(What you are asked to do)
Retype the opening lines of the listing below, ending with the line that contains "x_ticks = [0.0, 0.5, 1.0, 1.5, 2.0, 2.5]", and leave out any pictures.

□ □ □ □ □ □ □

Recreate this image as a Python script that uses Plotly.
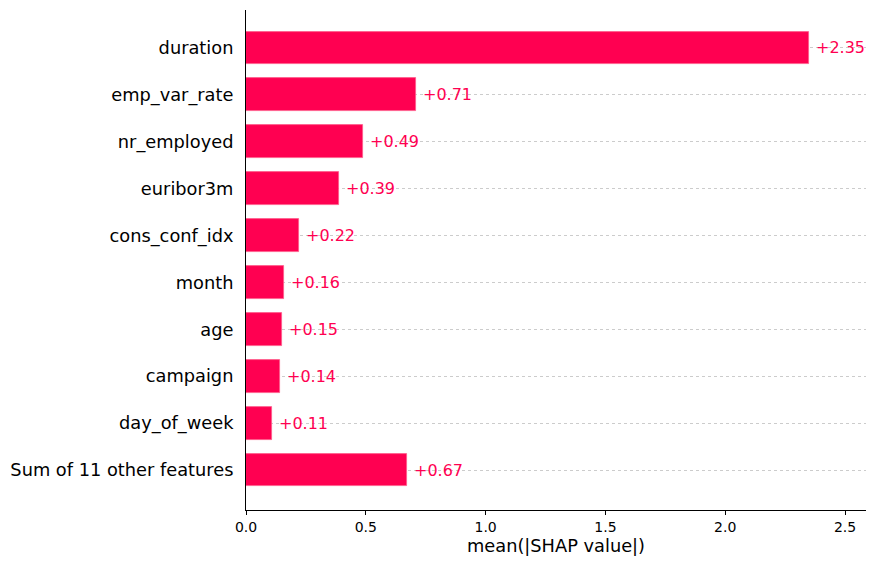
import plotly.graph_objects as go

# features from top to bottom, with their mean |SHAP| values
features = ["duration", "emp_var_rate", "nr_employed", "euribor3m", "cons_conf_idx",
            "month", "age", "campaign", "day_of_week", "Sum of 11 other features"]
values = [2.35, 0.71, 0.49, 0.39, 0.22, 0.16, 0.15, 0.14, 0.11, 0.67]
x_ticks = [0.0, 0.5, 1.0, 1.5, 2.0, 2.5]

red = "#ff0051"
# bottom bar sits at y=0
ypos = list(range(len(features)))[::-1]

fig = go.Figure()
fig.add_trace(go.Bar(
    x=values, y=ypos, orientation="h", width=0.7,
    marker=dict(color=red, line=dict(color="#ff5a8a", width=0.8)),
    hoverinfo="skip",
))

for v, y in zip(values, ypos):
    fig.add_annotation(x=v, y=y, text="+%.2f" % v, showarrow=False,
                       xanchor="left", xshift=5,
                       font=dict(family="DejaVu Sans", size=16, color=red))

# page body has an 8px margin, so the figure is a bit smaller than the window
fig.update_layout(
    width=868, height=560,
    margin=dict(l=238, r=10, t=2, b=58, autoexpand=False),
    plot_bgcolor="white", paper_bgcolor="white",
    showlegend=False, bargap=0,
    font=dict(family="DejaVu Sans", color="black"),
)
fig.update_xaxes(
    range=[0, 2.5875], tickvals=x_ticks, ticktext=["%.1f" % t for t in x_ticks],
    showgrid=False, zeroline=False, showline=True, linecolor="black", linewidth=1,
    ticks="outside", ticklen=4, tickcolor="black", tickfont=dict(size=14),
    title=dict(text="mean(|SHAP value|)", font=dict(size=17.8), standoff=4),
    automargin=False,
)
fig.update_yaxes(
    range=[-0.853, 9.81], tickvals=ypos, ticktext=features,
    showgrid=True, gridcolor="#cccccc", griddash="dot", gridwidth=1,
    zeroline=False, showline=True, linecolor="black", linewidth=1,
    ticks="", ticklabelstandoff=8, tickfont=dict(size=17.8),
    automargin=False,
)

fig.write_html("out.html")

□ □ □ □ □ □ □

(Solved exercise)
Recreate this image as a Python script that uses Plotly.
import plotly.graph_objects as go

# features from top to bottom, with their mean |SHAP| values
features = ["duration", "emp_var_rate", "nr_employed", "euribor3m", "cons_conf_idx",
            "month", "age", "campaign", "day_of_week", "Sum of 11 other features"]
values = [2.35, 0.71, 0.49, 0.39, 0.22, 0.16, 0.15, 0.14, 0.11, 0.67]
x_ticks = [0.0, 0.5, 1.0, 1.5, 2.0, 2.5]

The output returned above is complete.